Marker-free ZIP entry streaming uses the same small-buffer defaults as the local s3-unspool extraction path: 64 KiB entry read buffers, 256 KiB S3 body chunks, and a 1 MiB body pipe between entry production and the SDK upload body. With the default 32 parallel transfers, this keeps entry stream buffering around 44 MiB, leaving the 1024 MiB default provider Lambda memory for the Rust runtime, AWS SDK, source block window, and ZIP metadata.

At the default 1024 MiB memory limit, adaptive source scheduling reserves about 64 MiB for runtime/base overhead, 384 MiB for 32 transfer workers, 32 MiB for four in-flight source range requests, and 2 KiB per ZIP entry for metadata. The remaining source block window is clamped to the actual source ZIP size and capped by the adaptive model; for large enough archives it is about 160 MiB minus the file reserve after large-archive RSS slack. The default moved from 512 MiB to 1024 MiB because the large-few benchmark made cold-create provider duration roughly 2x faster while billed compute cost stayed in the same range; current benchmark comparisons use 512, 1024, and 2048 MiB.

Invalidation and Logs

CloudFront invalidation is created after S3 changes when distribution is provided. If distributionPaths is omitted, the default path is the destination prefix plus *, for example /site/*.

The provider logs one sanitized shin_deployment_summary JSON line per custom-resource request plus structured source scheduler and destination PutObject diagnostics to CloudWatch Logs. The summary includes phase timings and aggregate counters, but excludes bucket names, object keys, account IDs, distribution IDs, URLs, and ETags.

Limits

`ETag`-based Skips

The unchanged-object optimization depends on S3 ETag values behaving like MD5 content hashes. That is generally true for simple single-part static objects, but not for all S3 configurations.

Uploads or copies may not be skipped correctly for metadata-only changes, multipart objects, SSE-KMS or SSE-C objects, or any case where MD5-like ETag metadata is unavailable.

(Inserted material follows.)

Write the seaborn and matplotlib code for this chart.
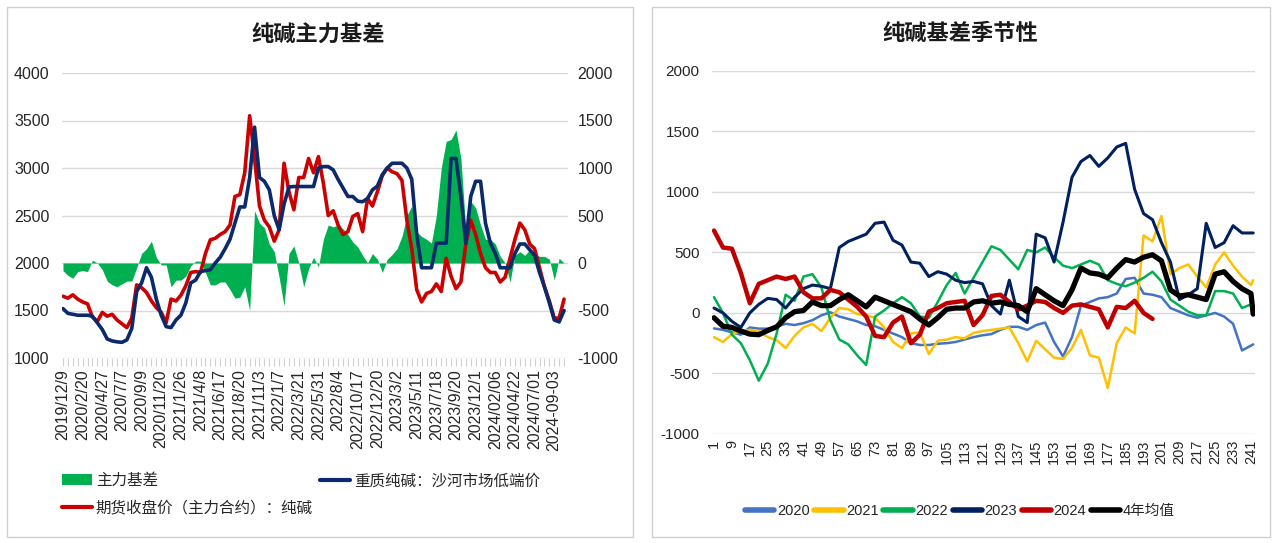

Cataloged `Source.asset` Assets

Zip entries with deploy-time marker replacements are fully materialized in memory after replacement so the final bytes can be hashed and uploaded. Plain zip entries are read and uploaded in chunks. Cataloged directory assets currently do not support CDK asset bundling or symlink-following options; pass embeddedCatalog: false to Source.asset to use the upstream CDK asset path for those cases.

It applies to local directory assets only. Local .zip files and Source.bucket archives are consumed as provided and only benefit from a catalog if they already contain one.
It does not run CDK asset bundling. Use your own pre-bundled directory, or pass embeddedCatalog: false to delegate packaging to CDK.
It currently rejects symlinks instead of following or materializing them.
It creates a temporary ZIP during synth/package time on the local machine, not inside the provider Lambda.
It changes the staged ZIP bytes compared with upstream CDK packaging because the catalog entry is added.
Catalog MD5s are only valid for marker-free files. Deploy-time marker replacement still requires reading and materializing final bytes.